The security analysis then consists of estimating the likelihood of a cypherbyte already known to the attacker being used in a new message of a given size. As long as the volume of traffic is kept low compared to the size of the Terakey, only a small number of bytes in a message will potentially be compromised. Various ways to deal with this potential leakage are presented, including classical methods like message padding and folding. 

The use of a cryptographic PRNG is later introduced as one way to deal with the occasional byte leakage. In addition, it offers a subset of key holders privacy from the other key holders, a secondary security objective. In terms of protecting Terakey-encrypted traffic from non-key holders, the information theoretic approach is doing the heavy lifting, with the computational approach only dealing with rare collisions. There is also synergy between the two, as I pointed out in my previous post, in that an attacker who even knows most of the plaintext of a new message gets very little to work with in finding the PRNG seed.

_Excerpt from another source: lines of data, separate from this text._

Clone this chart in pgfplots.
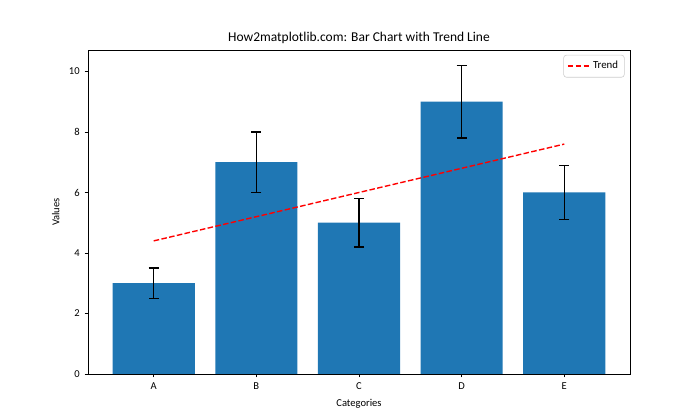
\documentclass[border=0pt]{standalone}
\usepackage{pgfplots}
\pgfplotsset{compat=1.18}
\usepackage{fontspec}
\setmainfont{Carlito}
\definecolor{mplblue}{HTML}{1F77B4}
\begin{document}
\begin{tikzpicture}
\useasboundingbox (-63.36pt,-33.12pt) rectangle (440.64pt,269.28pt);
\begin{axis}[
  at={(0pt,0pt)}, anchor=south west,
  scale only axis, width=390.24pt, height=233.28pt,
  xmin=-0.64, xmax=4.64, ymin=0, ymax=10.71,
  xtick={0,1,2,3,4}, xticklabels={A,B,C,D,E},
  ytick={0,2,4,6,8,10},
  tick align=outside, xtick pos=bottom, ytick pos=left,
  major tick length=2.5pt,
  tick style={black, line width=0.6pt},
  axis line style={line width=0.6pt},
  /pgf/number format/assume math mode=true,
  ticklabel style={font=\fontsize{7.6}{8}\selectfont},
  xlabel={Categories}, ylabel={Values},
  label style={font=\fontsize{7.6}{8}\selectfont},
  title={How2matplotlib.com: Bar Chart with Trend Line},
  title style={font=\fontsize{9.7}{10}\selectfont, yshift=-5pt},
  legend style={at={(0.99,0.985)}, anchor=north east, font=\fontsize{7.8}{8}\selectfont, draw=black!20, rounded corners=2pt, inner sep=2.5pt},
  legend cell align=left,
]
\addplot[ybar, bar width=0.8, fill=mplblue, draw=none, forget plot,
  error bars/.cd, y dir=both, y explicit,
  error bar style={black, line width=0.9pt},
  error mark options={rotate=90, mark size=3.6pt, black, line width=0.9pt}]
  table[x=x, y=y, y error=e] {
x y e
0 3 0.5
1 7 1.0
2 5 0.8
3 9 1.2
4 6 0.9
};
\addplot[red, line width=1pt, dash pattern=on 4pt off 1.7pt,
  legend image code/.code={\draw[red, line width=1pt, dash pattern=on 4pt off 1.7pt] (0cm,0cm) -- (0.55cm,0cm);}]
  coordinates {(0,4.4) (1,5.2) (2,6.0) (3,6.8) (4,7.6)};
\addlegendentry{Trend}
\end{axis}
\end{tikzpicture}
\end{document}
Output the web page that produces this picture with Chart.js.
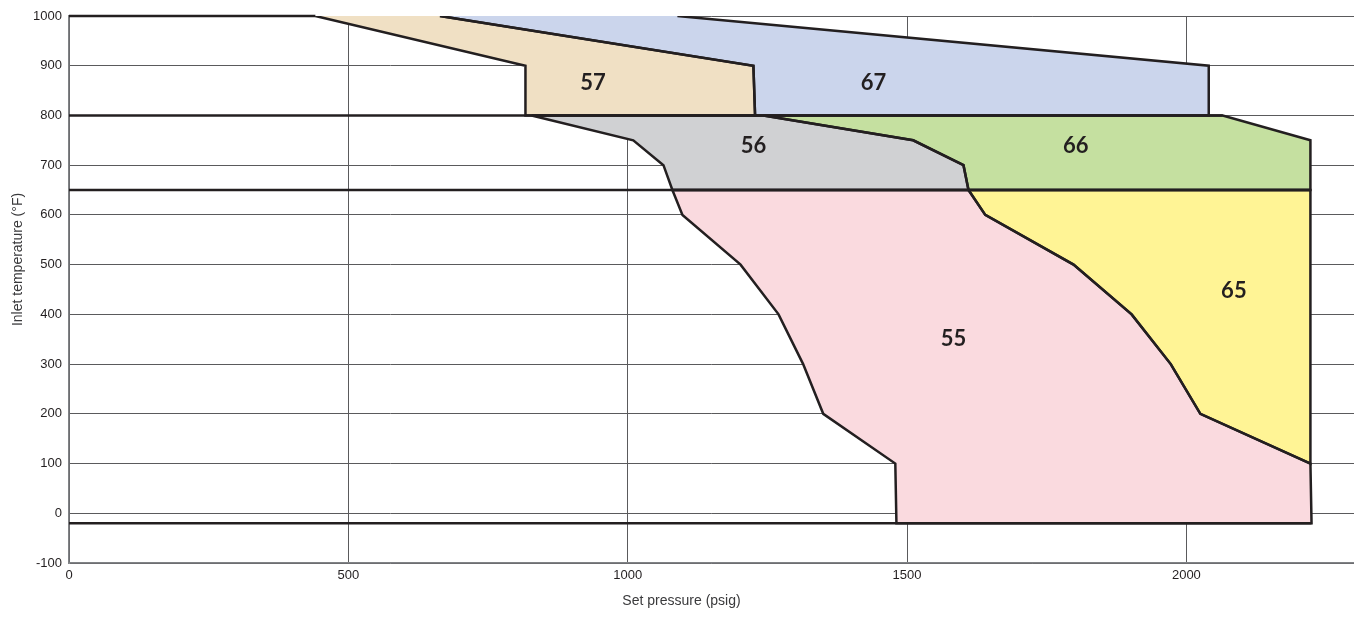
<!DOCTYPE html>
<html>
<head>
<meta charset="utf-8">
<script src="https://cdn.jsdelivr.net/npm/chart.js@4"></script>
<style>
    html, body { margin: 0; padding: 0; background: #fff; }
    #wrap { width: 1354px; height: 631px; }
</style>
</head>
<body>
<div id="wrap"><canvas id="myChart" width="1354" height="631"></canvas></div>
<script>
"use strict";

// service ranges as outlines: [set pressure (psig), inlet temperature (°F)]
const region57 = [[664, 1000], [1225, 900], [1228, 800], [817, 800], [817, 900], [441, 1000]];
const region67 = [[1089, 1000], [2040, 900], [2040, 800], [1228, 800], [1225, 900], [664, 1000]];
const region56 = [[828, 800], [1243, 800], [1511, 750], [1601, 700], [1610, 650], [1080, 650],
    [1064, 700], [1010, 750], [828, 800]];
const region66 = [[1243, 800], [2065, 800], [2222, 750], [2222, 650], [1610, 650], [1601, 700],
    [1511, 750], [1243, 800]];
const region55 = [[1080, 650], [1610, 650], [1640, 600], [1798, 500], [1902, 400], [1972, 300],
    [2025, 200], [2222, 100], [2224, -20], [1481, -20], [1479, 100], [1350, 200], [1314, 300],
    [1270, 400], [1202, 500], [1098, 600], [1080, 650]];
const region65 = [[1610, 650], [2222, 650], [2222, 100], [2025, 200], [1972, 300], [1902, 400],
    [1798, 500], [1640, 600], [1610, 650]];

// thick limit lines running in from 0 psig
const limitTemps = [1000, 800, 650, -20];
const limitEnds = [441, 2065, 2222, 2224];

const regionNames = ["57", "67", "56", "66", "55", "65"];
const labelPressure = [938, 1440, 1225, 1802, 1583, 2085];
const labelTemp = [866, 866, 739, 739, 351, 448];

const xTicks = [0, 500, 1000, 1500, 2000];
const xTitle = "Set pressure (psig)";
const yTitle = "Inlet temperature (°F)";

const ink = "#231f20";
const ctx = document.getElementById("myChart");

function toPoints(list) {
    return list.map((p) => ({ x: p[0], y: p[1] }));
}

function regionSet(list, color) {
    return {
        data: toPoints(list),
        backgroundColor: color,
        borderColor: ink,
        borderWidth: 2.5,
        fill: "shape",
        pointRadius: 0,
        pointHoverRadius: 0,
        tension: 0
    };
}

const datasets = [
    regionSet(region57, "#f0e0c4"),
    regionSet(region67, "#cbd5ec"),
    regionSet(region56, "#d0d1d3"),
    regionSet(region66, "#c5e0a0"),
    regionSet(region55, "#fadadf"),
    regionSet(region65, "#fff495")
];

for (let i = 0; i < limitTemps.length; i++) {
    datasets.push({
        data: [{ x: 0, y: limitTemps[i] }, { x: limitEnds[i], y: limitTemps[i] }],
        borderColor: ink,
        borderWidth: 2.5,
        fill: false,
        clip: false,
        pointRadius: 0,
        pointHoverRadius: 0
    });
}

// region numbers + axis titles (titles sit a bit left/up of centre in the original)
const chartText = {
    id: "chartText",
    afterDraw(chart) {
        const c = chart.ctx;
        const x = chart.scales.x;
        const y = chart.scales.y;
        const area = chart.chartArea;
        c.save();
        c.font = "bold 22px Lato";
        c.fillStyle = ink;
        c.textAlign = "center";
        c.textBaseline = "middle";
        for (let i = 0; i < regionNames.length; i++) {
            c.fillText(regionNames[i], x.getPixelForValue(labelPressure[i]), y.getPixelForValue(labelTemp[i]));
        }

        c.font = "14px 'Liberation Sans'";
        c.fillStyle = "#3a3a3c";
        c.fillText(xTitle, (area.left + area.right) / 2 - 30, 601);
        c.translate(18, (area.top + area.bottom) / 2 - 30);
        c.rotate(-Math.PI / 2);
        c.fillText(yTitle, 0, 0);
        c.restore();
    }
};

const myChart = new Chart(ctx, {
    type: "line",
    data: { datasets: datasets },
    plugins: [chartText],
    options: {
        responsive: false,
        animation: false,
        events: [],
        layout: { padding: { top: 16, right: 0, left: 0, bottom: 0 } },
        plugins: {
            legend: { display: false },
            tooltip: { enabled: false },
            filler: { drawTime: "beforeDatasetsDraw" }
        },
        scales: {
            x: {
                type: "linear",
                min: 0,
                max: 2300,
                z: 1,
                afterFit(scale) { scale.height = 68; },
                afterBuildTicks(scale) {
                    scale.ticks = xTicks.map((v) => ({ value: v }));
                },
                grid: { color: "#5a5a5c", lineWidth: 1, drawTicks: false },
                border: { color: "#808285", width: 1.5 },
                ticks: {
                    padding: 5,
                    color: ink,
                    font: { family: "Liberation Sans", size: 13 },
                    callback: (v) => String(v)
                }
            },
            y: {
                min: -100,
                max: 1000,
                z: 1,
                afterFit(scale) { scale.width = 69; },
                grid: { color: "#5a5a5c", lineWidth: 1, drawTicks: false },
                border: { color: "#808285", width: 1.5 },
                ticks: {
                    stepSize: 100,
                    padding: 7,
                    color: ink,
                    font: { family: "Liberation Sans", size: 13 },
                    callback: (v) => String(v)
                }
            }
        }
    }
});
</script>
</body>
</html>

Back in WW II, it would have been unreasonable to ask a code clerk to go to a different page and line for each code group, and so adjacent strings of additives were used, a weakness Allied cryptanalysts took advantage of.  Liza Mundy, in her excellent book Code Girls, describes interviewing one of the elderly veterans of Arlington Hall who is at long last able to say out loud her top secret wartime job title: she was an overlapper.

>   ``Turkey'' was provided by the Gmail spelling corrector not my
> snide sense of humor. I caught the second one but did catch the
> outgoing message in time to get the first one.

Thanks for clarifying that. I am convinced that World War III will be started by a spell checker autocorrecting a diplomatic note.